** start of Provided material **

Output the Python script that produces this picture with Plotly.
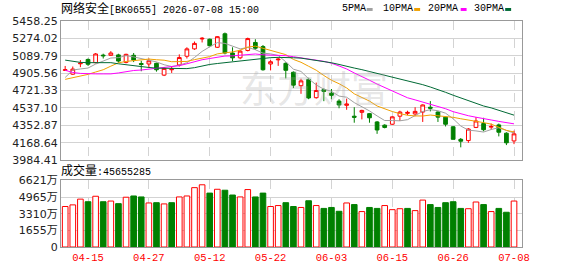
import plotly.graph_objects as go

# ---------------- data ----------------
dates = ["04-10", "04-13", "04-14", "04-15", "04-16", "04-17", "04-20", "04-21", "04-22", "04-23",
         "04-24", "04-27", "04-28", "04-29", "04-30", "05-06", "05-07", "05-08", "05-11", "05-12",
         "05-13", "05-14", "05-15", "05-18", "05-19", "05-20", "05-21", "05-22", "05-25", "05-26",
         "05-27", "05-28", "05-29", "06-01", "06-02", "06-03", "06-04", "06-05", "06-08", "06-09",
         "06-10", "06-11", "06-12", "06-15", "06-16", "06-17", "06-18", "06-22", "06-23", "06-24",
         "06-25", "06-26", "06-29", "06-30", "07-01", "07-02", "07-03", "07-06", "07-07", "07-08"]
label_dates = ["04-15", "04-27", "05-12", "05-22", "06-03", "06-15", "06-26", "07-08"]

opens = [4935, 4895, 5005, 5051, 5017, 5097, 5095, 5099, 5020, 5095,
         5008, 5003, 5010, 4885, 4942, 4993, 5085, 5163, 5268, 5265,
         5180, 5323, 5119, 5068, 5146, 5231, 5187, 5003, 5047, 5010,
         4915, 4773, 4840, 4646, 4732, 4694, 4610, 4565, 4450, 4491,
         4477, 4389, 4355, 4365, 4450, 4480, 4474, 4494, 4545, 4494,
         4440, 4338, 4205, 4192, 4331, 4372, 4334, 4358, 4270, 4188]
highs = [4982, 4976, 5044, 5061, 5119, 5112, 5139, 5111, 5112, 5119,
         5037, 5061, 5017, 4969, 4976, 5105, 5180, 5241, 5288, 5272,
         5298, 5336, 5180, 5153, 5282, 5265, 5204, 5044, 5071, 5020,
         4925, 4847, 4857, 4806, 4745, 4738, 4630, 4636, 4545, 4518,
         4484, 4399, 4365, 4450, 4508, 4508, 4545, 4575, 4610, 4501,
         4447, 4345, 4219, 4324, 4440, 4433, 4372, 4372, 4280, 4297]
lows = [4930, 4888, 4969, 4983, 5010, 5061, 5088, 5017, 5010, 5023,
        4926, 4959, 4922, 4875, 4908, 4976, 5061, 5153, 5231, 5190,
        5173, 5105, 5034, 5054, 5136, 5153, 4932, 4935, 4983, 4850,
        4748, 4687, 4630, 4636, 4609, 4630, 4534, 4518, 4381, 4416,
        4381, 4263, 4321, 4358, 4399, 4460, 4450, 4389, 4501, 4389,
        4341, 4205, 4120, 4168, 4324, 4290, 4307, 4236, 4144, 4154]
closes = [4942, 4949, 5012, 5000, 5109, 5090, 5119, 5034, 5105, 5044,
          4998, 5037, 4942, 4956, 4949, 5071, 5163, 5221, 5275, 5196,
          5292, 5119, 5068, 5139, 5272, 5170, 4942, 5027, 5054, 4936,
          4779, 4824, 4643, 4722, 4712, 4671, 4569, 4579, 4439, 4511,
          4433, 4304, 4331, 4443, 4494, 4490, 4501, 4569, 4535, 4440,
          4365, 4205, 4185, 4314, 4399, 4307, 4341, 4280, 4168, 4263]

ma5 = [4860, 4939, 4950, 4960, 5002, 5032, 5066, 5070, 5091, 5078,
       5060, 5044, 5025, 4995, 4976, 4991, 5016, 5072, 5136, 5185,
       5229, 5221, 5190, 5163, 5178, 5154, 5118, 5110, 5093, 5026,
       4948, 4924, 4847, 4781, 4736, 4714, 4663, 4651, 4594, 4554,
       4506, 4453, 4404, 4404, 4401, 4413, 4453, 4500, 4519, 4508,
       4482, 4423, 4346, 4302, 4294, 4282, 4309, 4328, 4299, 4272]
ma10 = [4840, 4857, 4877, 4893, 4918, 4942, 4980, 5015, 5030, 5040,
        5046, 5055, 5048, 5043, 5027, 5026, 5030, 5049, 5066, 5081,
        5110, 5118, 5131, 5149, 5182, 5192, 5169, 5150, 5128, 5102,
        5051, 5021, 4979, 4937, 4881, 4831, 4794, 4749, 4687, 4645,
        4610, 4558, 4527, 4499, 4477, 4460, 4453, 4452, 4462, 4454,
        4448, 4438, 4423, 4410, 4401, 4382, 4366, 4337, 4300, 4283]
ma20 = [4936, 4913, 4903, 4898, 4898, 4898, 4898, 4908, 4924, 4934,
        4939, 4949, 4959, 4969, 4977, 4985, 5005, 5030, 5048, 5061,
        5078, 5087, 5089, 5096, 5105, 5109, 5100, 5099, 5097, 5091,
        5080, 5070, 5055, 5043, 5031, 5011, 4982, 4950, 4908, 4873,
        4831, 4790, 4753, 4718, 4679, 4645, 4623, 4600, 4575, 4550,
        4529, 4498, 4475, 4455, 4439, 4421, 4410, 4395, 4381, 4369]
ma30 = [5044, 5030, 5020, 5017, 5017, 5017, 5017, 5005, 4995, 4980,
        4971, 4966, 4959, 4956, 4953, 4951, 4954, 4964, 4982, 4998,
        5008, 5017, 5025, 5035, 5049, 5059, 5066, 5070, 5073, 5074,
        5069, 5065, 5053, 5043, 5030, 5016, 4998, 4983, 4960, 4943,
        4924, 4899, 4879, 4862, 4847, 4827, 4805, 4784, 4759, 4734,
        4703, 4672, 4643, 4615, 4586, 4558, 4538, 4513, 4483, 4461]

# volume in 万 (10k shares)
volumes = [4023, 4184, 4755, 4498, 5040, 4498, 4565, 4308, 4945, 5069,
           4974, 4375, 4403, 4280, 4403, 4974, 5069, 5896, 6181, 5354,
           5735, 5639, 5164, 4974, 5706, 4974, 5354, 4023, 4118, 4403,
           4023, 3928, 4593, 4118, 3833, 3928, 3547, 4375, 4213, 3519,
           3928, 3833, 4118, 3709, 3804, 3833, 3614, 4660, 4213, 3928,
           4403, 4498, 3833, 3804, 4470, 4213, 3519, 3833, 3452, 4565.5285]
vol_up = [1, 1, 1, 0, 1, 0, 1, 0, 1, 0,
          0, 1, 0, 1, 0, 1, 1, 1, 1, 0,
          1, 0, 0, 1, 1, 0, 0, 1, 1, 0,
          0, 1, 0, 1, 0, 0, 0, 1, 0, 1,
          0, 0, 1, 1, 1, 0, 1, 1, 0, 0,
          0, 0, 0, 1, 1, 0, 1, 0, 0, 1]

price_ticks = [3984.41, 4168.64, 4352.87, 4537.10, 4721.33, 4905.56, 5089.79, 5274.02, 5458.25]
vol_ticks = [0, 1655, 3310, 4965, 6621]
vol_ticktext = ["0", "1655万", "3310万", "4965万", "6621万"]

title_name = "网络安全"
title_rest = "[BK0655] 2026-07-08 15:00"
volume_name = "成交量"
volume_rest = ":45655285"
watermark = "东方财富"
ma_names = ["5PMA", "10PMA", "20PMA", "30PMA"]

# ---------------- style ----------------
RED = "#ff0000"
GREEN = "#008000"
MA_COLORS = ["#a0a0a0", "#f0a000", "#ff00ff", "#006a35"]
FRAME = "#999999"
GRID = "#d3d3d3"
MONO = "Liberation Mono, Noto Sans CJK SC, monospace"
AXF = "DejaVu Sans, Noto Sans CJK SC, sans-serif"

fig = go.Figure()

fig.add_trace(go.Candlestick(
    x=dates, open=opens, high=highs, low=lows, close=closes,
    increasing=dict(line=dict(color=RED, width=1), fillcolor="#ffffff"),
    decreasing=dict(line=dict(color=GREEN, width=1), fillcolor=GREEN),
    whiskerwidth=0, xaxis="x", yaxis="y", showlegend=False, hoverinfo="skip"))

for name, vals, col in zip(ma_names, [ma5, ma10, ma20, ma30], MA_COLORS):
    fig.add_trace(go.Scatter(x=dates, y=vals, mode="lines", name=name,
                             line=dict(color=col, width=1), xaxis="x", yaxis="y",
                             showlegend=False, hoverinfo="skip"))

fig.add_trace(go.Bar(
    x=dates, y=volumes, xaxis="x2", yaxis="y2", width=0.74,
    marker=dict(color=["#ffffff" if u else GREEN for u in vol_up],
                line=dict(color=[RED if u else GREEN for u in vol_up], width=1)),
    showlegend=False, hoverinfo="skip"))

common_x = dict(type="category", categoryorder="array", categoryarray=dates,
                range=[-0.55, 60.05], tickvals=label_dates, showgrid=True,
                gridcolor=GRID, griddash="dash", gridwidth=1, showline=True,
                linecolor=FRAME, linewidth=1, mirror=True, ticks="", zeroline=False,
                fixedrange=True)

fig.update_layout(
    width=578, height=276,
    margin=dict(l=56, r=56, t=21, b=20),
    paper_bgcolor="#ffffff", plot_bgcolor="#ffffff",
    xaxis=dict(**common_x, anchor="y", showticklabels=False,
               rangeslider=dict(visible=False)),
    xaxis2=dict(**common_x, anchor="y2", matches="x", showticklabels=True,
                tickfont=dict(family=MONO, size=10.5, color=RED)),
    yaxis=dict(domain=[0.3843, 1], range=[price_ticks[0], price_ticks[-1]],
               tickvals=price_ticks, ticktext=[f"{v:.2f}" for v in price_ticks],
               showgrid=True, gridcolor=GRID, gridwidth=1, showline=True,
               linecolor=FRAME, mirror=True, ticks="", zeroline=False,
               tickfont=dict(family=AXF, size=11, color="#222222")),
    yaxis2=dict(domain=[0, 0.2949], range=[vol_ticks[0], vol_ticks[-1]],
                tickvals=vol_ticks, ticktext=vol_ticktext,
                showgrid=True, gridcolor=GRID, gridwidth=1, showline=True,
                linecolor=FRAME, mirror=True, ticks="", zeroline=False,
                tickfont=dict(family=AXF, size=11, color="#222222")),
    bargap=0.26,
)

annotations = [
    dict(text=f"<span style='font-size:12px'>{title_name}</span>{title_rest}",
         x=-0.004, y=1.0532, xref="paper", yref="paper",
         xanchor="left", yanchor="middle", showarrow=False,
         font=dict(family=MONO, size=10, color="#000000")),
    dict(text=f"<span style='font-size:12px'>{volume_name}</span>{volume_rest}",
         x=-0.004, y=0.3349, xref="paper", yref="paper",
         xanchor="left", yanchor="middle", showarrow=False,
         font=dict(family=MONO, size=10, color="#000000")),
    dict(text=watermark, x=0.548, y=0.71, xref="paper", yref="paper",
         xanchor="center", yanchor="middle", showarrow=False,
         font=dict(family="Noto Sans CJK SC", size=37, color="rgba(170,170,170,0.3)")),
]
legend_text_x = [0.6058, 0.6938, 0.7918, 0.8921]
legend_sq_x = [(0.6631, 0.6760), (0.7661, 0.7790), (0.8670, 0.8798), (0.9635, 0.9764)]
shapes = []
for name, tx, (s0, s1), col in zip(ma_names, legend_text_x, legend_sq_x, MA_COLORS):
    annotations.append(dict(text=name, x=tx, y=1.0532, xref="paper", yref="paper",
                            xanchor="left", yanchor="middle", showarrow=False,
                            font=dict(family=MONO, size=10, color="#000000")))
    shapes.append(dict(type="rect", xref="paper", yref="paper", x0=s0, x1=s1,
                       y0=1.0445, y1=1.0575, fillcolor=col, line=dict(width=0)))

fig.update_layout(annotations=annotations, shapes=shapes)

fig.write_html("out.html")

** end of Provided material **

Work to be completed:
Only the lines from the start of the material through the line containing "import plotly.graph_objects as go" should be transcribed. Pictures stay out.

Exercise response:
Output the Python script that produces this picture with Plotly.
import plotly.graph_objects as go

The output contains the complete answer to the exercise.